Thomas Renninger wrote:
On Thursday 16 September 2010 22:39:48 David C Niemi wrote:
I've been doing more testing, and have a couple of observations. I'm
attaching a minimal form of my changes as a patch for the latest
2.6.pre36 git version of the driver. However, it is difficult for me to
test under anything other than 2.6.32 (RHEL 6 beta 2), and there are
some minor differences, though I don't believe they are relevant to my
results.
...
Adrian van dev Van "pre-announced" changes in the cpufreq area about
half a year ago:
I saw his message. I expect substantial changes are needed in the long
run, but good alternatives to the Ondemand governor are not ready yet
and will have to go through a long period of testing on many kinds of
hardware. The patch I sent is much more tactical in nature. It
intended to be a light-touch, low-risk change, adding one tunable (under
a name that existed previously in the Conservative governor) and without
changing default behavior in any way.
http://www.betriebssysteme.org/Aktivitaeten/Treffen/2009-Bommerholz/Programm/docs/Talks/richling.pdf
Thanks for the link. I think integration with the scheduler makes a lot
of sense in the long run. I see that particular paper as being a bit
one-dimensional, though:
- It focused energy consumption and performance while completing a
defined task, not power consumption on a mix of tasks and idle time.
Energy consumed in a defined task is an interesting data point, but not
even close to the only one; power consumption while in idle or switching
in and out of idle is how most of our CPU cores spend most of their time.
- There is no inherent reason the Ondemand governor should be inferior
to the Performance governor on long-running tasks (at least with my patch).
- They only looked at AMD hardware. Intel CPUs behave a lot
differently, relying a lot more on C-States than P-States for power
savings, and they may differ in other ways too.
- There will need to be some tunables, even with a very smart governor
integrated with the scheduler. For example, where along the
performance/power consumption tradeoff should the scheduler/governor be
aiming? Should it be optimizing for single-thread or many-thread
performance? Should it try to shut down a whole CPU (or core)
completely whenever possible, or keep everything running in active
idle? How important is it to react quickly at the onset of load?
- Ultimately we need to know something about which P-states do the most
work per unit energy, and that is not going to be the same for every
CPU. I'm skeptical having a wide range of P-States makes much sense.
There should perhaps be 3 states only per core: (A) minimum power active
idle, (B) maximum efficiency in terms of work done per unit energy, and
(C) maximum performance with no regard for energy consumption per se.

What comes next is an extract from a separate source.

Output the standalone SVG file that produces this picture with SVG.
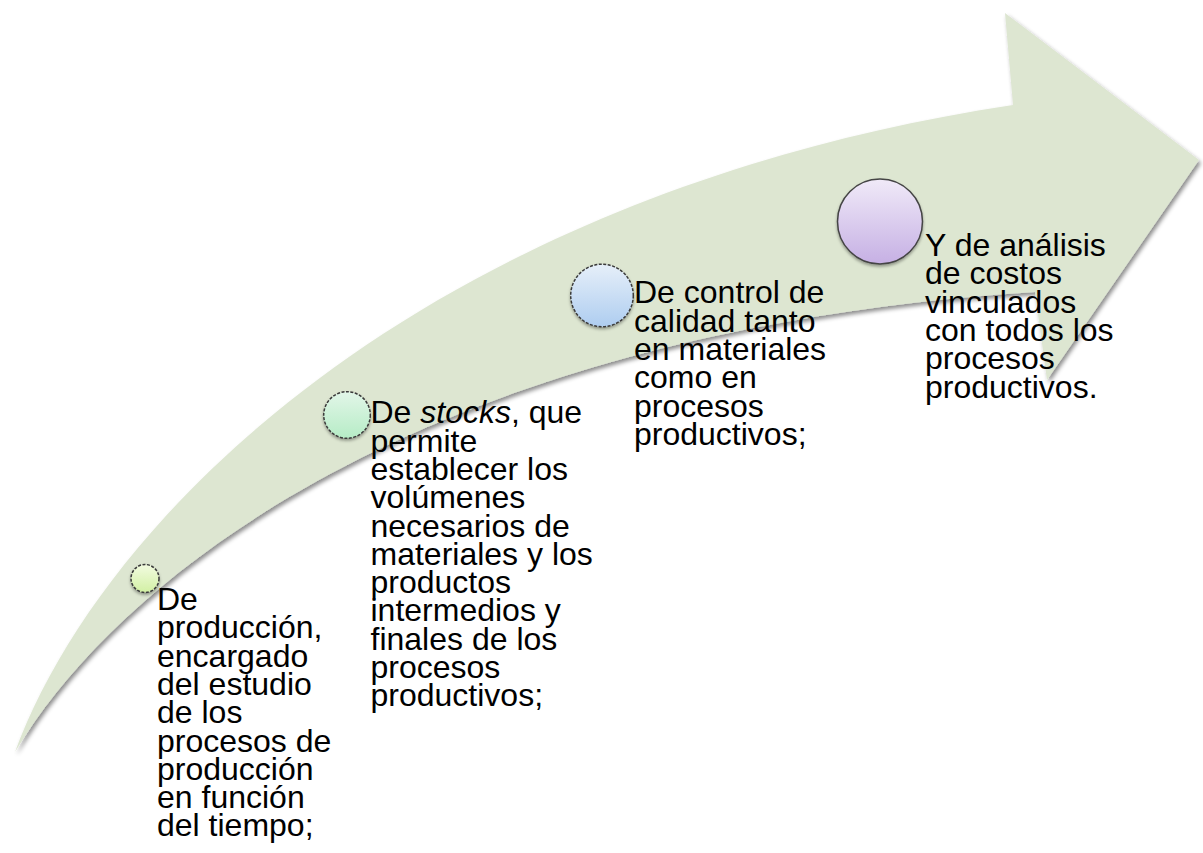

There are certain special steady-state workloads where an intermediate
power state is truly helpful, like Blu-Ray playback, but that one in
particular is being taken on by firmware over time, and I'm not sure
they are worth optimizing for.
- Ideally the hardware/firmware should have the task of making sure it
doesn't burn itself up, managing voltages and turning things on/off
appropriate for each P-state and/or C-state, giving the operating system
visibility into what is going on with respect to power consumption and
states, and otherwise following orders from the operating system about
what needs to be done. I think some implementations have gone too far
in the direction of trying to implement governor-like smarts into the
firmware or CPU, while inherently lacking the operating system's more
complete view of what is trying to be accomplished.
Interesting is:
---------------------
I've testing on a dual Xeon X5680 system
(other times I've been testing on 2-year-old dual Opterons).
I observe about a 10W power consumption reduction at idle between the
"performance" governor and the "ondemand" governor.
---------------------
On the Opteron or Xeon system? That would mean that reducing frequency
from OS still is an important power consumption knob even on latest Westmere
systems.
That was on the 32nm (Westmere) CPUs, with hyperthreading on. On
Opterons power consumption differences between Performance and Ondemand
are much larger, like I mentioned AMD and Intel behave a lot differently
here. They also change behavior over time -- older Intel CPUs
(Woodcrest) had almost negligible power consumption differences by
changing clock speed, and some of them were not even capable of changing
clock speed at all. AMD has tended to allow very slow idle states,
around 1 GHz, while Intel's minimum is at 1.596 GHz; but Intel has been
more aggressive about shutting off inactive parts of caches and cores.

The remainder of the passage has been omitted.